My second and third degrees solidified my isolation from the “real world.” Don’t think for a second that academia is not an isolated island in the midst of reality. As a professor, I can pretty easily tell which of my colleagues went straight into teaching and which ones worked in any other field.
Then I met the Bear. He was working at Harley Davidson, introduced me to his friends and watched as my head reeled from the culture shock. I’ve written about that before, and it’s relevant because I learned a lot from talking and listening to a group of people whose experience of life was so far different from mine.
I would hear them say, “Did you hear Rush today?” quite often. I had heard OF Rush Limbaugh, but never actually listened to his show. In my world, he was a far right nut case, someone to be derided and ignored except when he was saying something that might actually be considered dangerous to my world view.

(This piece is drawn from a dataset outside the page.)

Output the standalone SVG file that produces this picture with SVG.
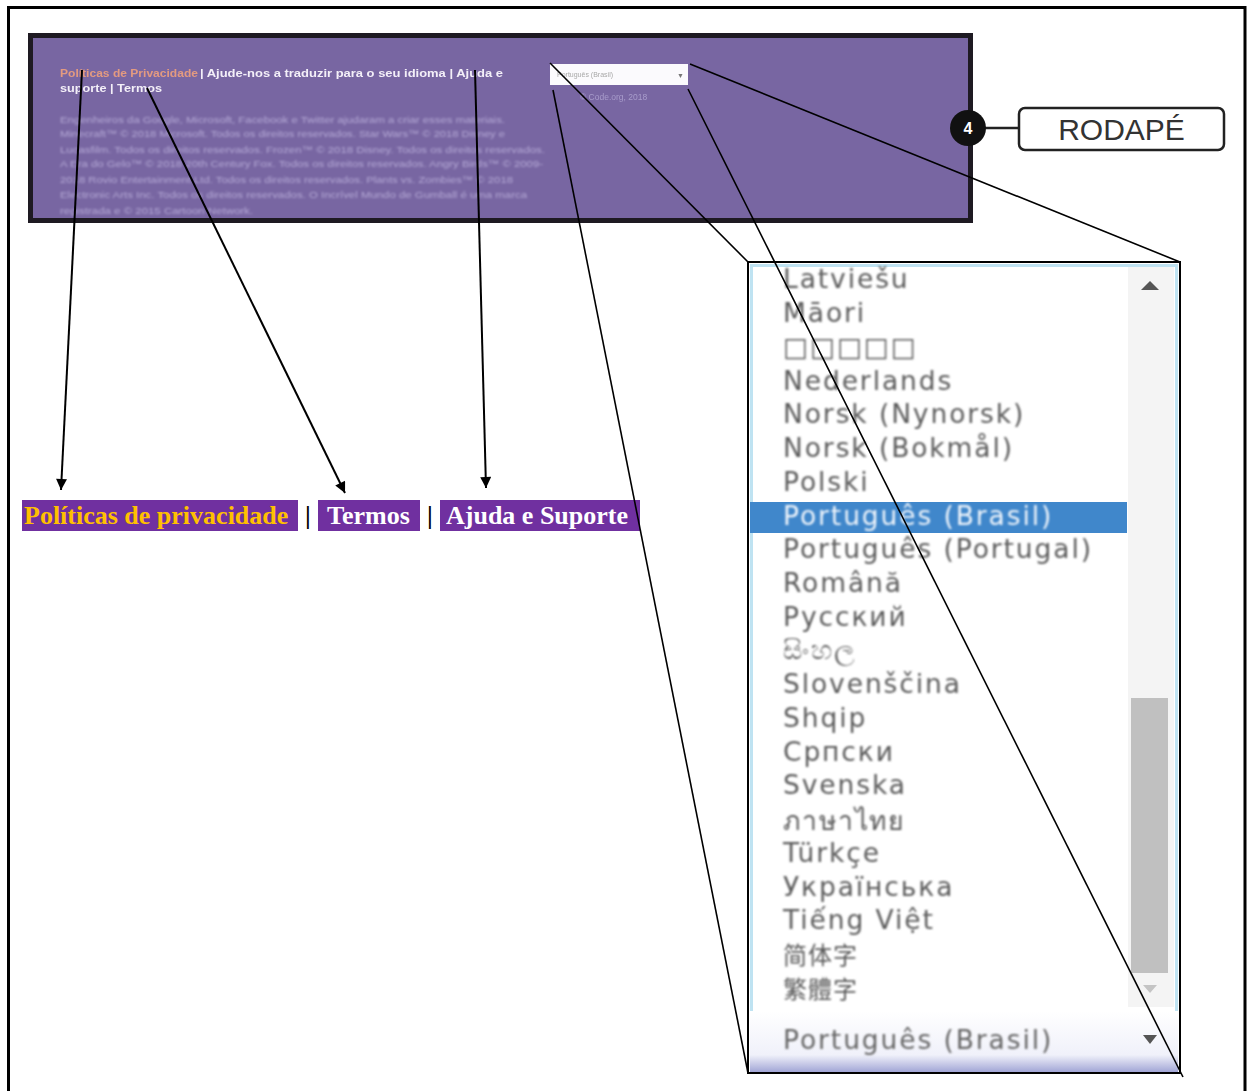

I admit that I investigated this man only because I don’t like not knowing what people around me are talking about. I hate to feel uneducated or in the dark. So on one of my random rides around the area, because I was still trying to find my way around – and I didn’t have a GPS in those days so it was interesting at times, but that’s another story – I turned on talk radio. I listened with an open mind, as much as I could, because hey, this was Rush, the guy who had DittoHeads as fans and seriously? But I tried. And after a week or so, the strangest thing happened. The guy started making sense.
I didn’t always agree with him. His “feminazis” comments would set my teeth on edge, but there was something there. He had facts to back up his statements. He actually answered questions. And I started to respect him.